Of Poetry And Justice


What is the origin of the phrase 'poetic justice'?

According to wikipedia
English drama critic Thomas Rymer coined the phrase in The Tragedies of the Last Age Considere'd (1678) to describe how a work should inspire proper moral behaviour in its audience by illustrating the triumph of good over evil.

I don't think so.  I am unable to find an online copy of The Tragedies of the Last Age Considere'd, but the matters of 'inspiring proper moral behaviour' and 'the triumph of good over evil' go back a very long way.


Friedrich Nietzsche  knew this.  The Birth of Tragedy from the Spirit of Music (Die Geburt der Tragödie aus dem Geiste der Musik, 1872),  reissued in 1886 as The Birth of Tragedy, Or: Hellenism and Pessimism (Die Geburt der Tragödie, Oder: Griechentum und Pessimismus) harks back to Ancient Greece, to music, to poetry and to Aristotle.


It is in Poetics, Aristotle's writings on poetry that we find this gem:
But again, Tragedy is an imitation not only of a complete action, but of events inspiring fear or pity. Such an effect is best produced when the events come on us by surprise; and the effect is heightened when, at the same time, they follows as cause and effect. The tragic wonder will then be greater than if they happened of themselves or by accident; for even coincidences are most striking when they have an air of design. We may instance the statue of Mitys at Argos, which fell upon his murderer while he was a spectator at a festival, and killed him. Such events seem not to be due to mere chance. Plots, therefore, constructed on these principles are necessarily the best.

The story of justice falling almost literally on Mitys' murderer is a fine instance of poetic justice incorporated into a treatise on poetry and illustrating a point about the art of poetry.

In passing, I should, perhaps, remark that Aristotle had some interesting evolutionary ideas many hundreds of years before Darwin.  Why do humans engage in music and poetry?  Perhaps our love of mimicry led to music and poetry.  Did Music Evolve Before Language?

... Following, then, the order of nature, let us begin with the principles which come first.

Epic poetry and Tragedy, Comedy also and Dithyrambic poetry, and the music of the flute and of the lyre in most of their forms, are all in their general conception modes of imitation. They differ, however, from one another in three respects- the medium, the objects, the manner or mode of imitation, being in each case distinct.

For as there are persons who, by conscious art or mere habit, imitate and represent various objects through the medium of color and form, or again by the voice; so in the arts above mentioned, taken as a whole, the imitation is produced by rhythm, language, or 'harmony,' either singly or combined. Thus in the music of the flute and of the lyre, 'harmony' and rhythm alone are employed; also in other arts, such as that of the shepherd's pipe, which are essentially similar to these. In dancing, rhythm alone is used without 'harmony'; for even dancing imitates character, emotion, and action, by rhythmical movement.

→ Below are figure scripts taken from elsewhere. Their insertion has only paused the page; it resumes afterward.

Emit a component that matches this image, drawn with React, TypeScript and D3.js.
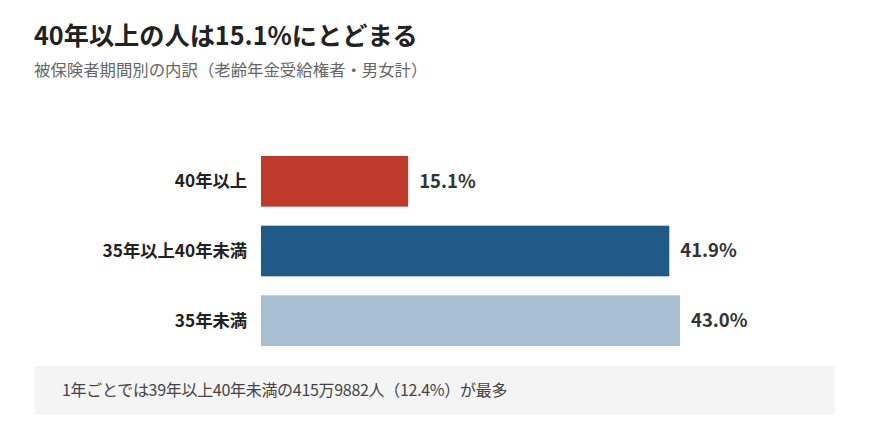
import { useEffect, useRef } from 'react';
import * as d3 from 'd3';

const categories = ['40年以上', '35年以上40年未満', '35年未満'];
const values = [15.1, 41.9, 43.0];
const colors = ['#bf3a2b', '#1f5a88', '#a8bfd3'];

const title = '40年以上の人は15.1%にとどまる';
const subtitle = '被保険者期間別の内訳（老齢年金受給権者・男女計）';
const note = '1年ごとでは39年以上40年未満の415万9882人（12.4%）が最多';

const FONT = '"Noto Sans CJK JP", "Noto Sans", sans-serif';

export default function App() {
  const ref = useRef<SVGSVGElement>(null);

  useEffect(() => {
    if (!ref.current) return;
    const W = 870;
    const H = 448;
    const svg = d3.select(ref.current);
    svg.selectAll('*').remove();
    svg.attr('width', W).attr('height', H).attr('viewBox', `0 0 ${W} ${H}`);

    svg.append('rect').attr('width', W).attr('height', H).attr('fill', '#fff');

    // Title block
    svg.append('text')
      .attr('x', 34).attr('y', 45)
      .attr('font-family', FONT).attr('font-size', 25.2).attr('font-weight', 700)
      .attr('fill', '#222')
      .text(title);
    svg.append('text')
      .attr('x', 34).attr('y', 76)
      .attr('font-family', FONT).attr('font-size', 16.4)
      .attr('fill', '#666')
      .text(subtitle);

    // Bars
    const x = d3.scaleLinear().domain([0, 43]).range([261, 680]);
    const y = d3.scaleBand<string>()
      .domain(categories)
      .range([146.5, 355.5])
      .paddingInner(0.273)
      .paddingOuter(0.1365);

    const rows = categories.map((c, i) => ({ c, v: values[i], col: colors[i] }));

    const g = svg.append('g');
    g.selectAll('rect.bar')
      .data(rows)
      .join('rect')
      .attr('class', 'bar')
      .attr('x', x(0))
      .attr('y', d => y(d.c)!)
      .attr('width', d => x(d.v) - x(0))
      .attr('height', y.bandwidth())
      .attr('fill', d => d.col);

    g.selectAll('text.cat')
      .data(rows)
      .join('text')
      .attr('class', 'cat')
      .attr('x', 247)
      .attr('y', d => y(d.c)! + y.bandwidth() / 2)
      .attr('dy', '0.35em')
      .attr('text-anchor', 'end')
      .attr('font-family', FONT).attr('font-size', 17.3).attr('font-weight', 700)
      .attr('fill', '#222')
      .text(d => d.c);

    g.selectAll('text.val')
      .data(rows)
      .join('text')
      .attr('class', 'val')
      .attr('x', d => x(d.v) + 11)
      .attr('y', d => y(d.c)! + y.bandwidth() / 2)
      .attr('dy', '0.35em')
      .attr('font-family', FONT).attr('font-size', 18.5).attr('font-weight', 700)
      .attr('fill', '#333')
      .text(d => `${d.v.toFixed(1)}%`);

    // Note box
    svg.append('rect')
      .attr('x', 35).attr('y', 366).attr('width', 800).attr('height', 49)
      .attr('fill', '#f4f4f4');
    svg.append('text')
      .attr('x', 62).attr('y', 390)
      .attr('dy', '0.35em')
      .attr('font-family', FONT).attr('font-size', 16)
      .attr('fill', '#444')
      .attr('letter-spacing', -0.3)
      .text(note);
  }, []);

  return (
    <svg ref={ref} style={{ position: 'absolute', left: 0, top: 0, display: 'block' }} />
  );
}
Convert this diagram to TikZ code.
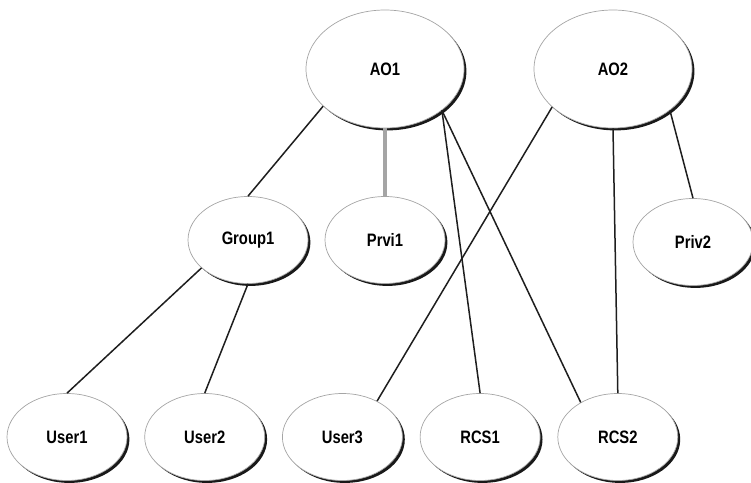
\documentclass[tikz,border=0pt]{standalone}
\usepackage{fontspec}
\newfontfamily\labelfont[FakeStretch=0.82]{Liberation Sans}
\usepackage{tikz}
\usetikzlibrary{shapes.geometric, shadows, positioning}
\definecolor{edgeline}{RGB}{30, 30, 30}
\definecolor{rimline}{RGB}{165, 165, 165}
\definecolor{privline}{RGB}{165, 165, 165}
\tikzset{
  objnode/.style={
    ellipse, draw=rimline, fill=white, line width=0.7pt, inner sep=0pt,
    minimum width=120pt, minimum height=87pt,
    font=\labelfont\bfseries\fontsize{18}{18}\selectfont,
    drop shadow={shadow xshift=2.4pt, shadow yshift=-2.4pt, fill=black, opacity=0.9}
  },
  bigobjnode/.style={objnode, minimum width=158pt, minimum height=118pt},
  linkline/.style={draw=edgeline, line width=1.5pt},
  privlink/.style={draw=privline, line width=3.2pt}
}
\begin{document}
\begin{tikzpicture}[x=1pt, y=1pt, node distance=17pt]
  \useasboundingbox (0,0) rectangle (751,-482);

  \node[bigobjnode] (ao1) at (385,-69) {AO1};
  \node[bigobjnode] (ao2) at (613,-69) {AO2};

  \node[objnode] (group1) at (248,-240) {Group1};
  \node[objnode] (prvi1) at (385,-240) {Prvi1};
  \node[objnode] (priv2) at (693,-242) {Priv2};

  \node[objnode] (user1) at (67,-437) {User1};
  \node[objnode, right=of user1] (user2) {User2};
  \node[objnode, right=of user2] (user3) {User3};
  \node[objnode, right=of user3] (rcs1) {RCS1};
  \node[objnode, right=of rcs1] (rcs2) {RCS2};

  \draw[linkline] (ao1.211) -- (group1.north);
  \draw[privlink] (ao1.south) -- (prvi1.north);
  \draw[linkline] (ao1.-36) -- (rcs1.north);
  \draw[linkline] (ao1.-36) -- (rcs2.137);
  \draw[linkline] (ao2.212) -- (user3.46);
  \draw[linkline] (ao2.south) -- (rcs2.north);
  \draw[linkline] (ao2.-36) -- (priv2.north);
  \draw[linkline] (group1.211) -- (user1.north);
  \draw[linkline] (group1.south) -- (user2.north);
\end{tikzpicture}
\end{document}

There is another art which imitates by means of language alone, and that either in prose or verse- which verse, again, may either combine different meters or consist of but one kind- but this has hitherto been without a name. For there is no common term we could apply to the mimes of Sophron and Xenarchus and the Socratic dialogues on the one hand; and, on the other, to poetic imitations in iambic, elegiac, or any similar meter.
...


Extracts from 'Poetics' by Aristotle.  Full text here:
http://www.csulb.edu/~jvancamp/361r12.html



Finally, may I share this gem:

in 1999, Spanish judge Alvaro Gaspar Pardo de Andrade came under the collective beady eye of CGPJ (Consejo General de Poder Judicial), the General Judicial Powers Council, for, shall we say, stylistic embellishments to his findings.

The judge, sitting in Santa Cruz de Tenerife, a city in the Spanish Canary Islands, would embellish his findings with poetry, barbs and prose.  His response when asked about this was:
"debe entenderse no como un pero sino como un plus, pues si el fallo es bello además de justo, el derecho sale ganando".
"You should understand it not as a minus but a plus, since if a verdict is beautiful on top of being fair, then justice comes out ahead." (My translation.)

He may have a good point there.  The world has much need of poetic justice.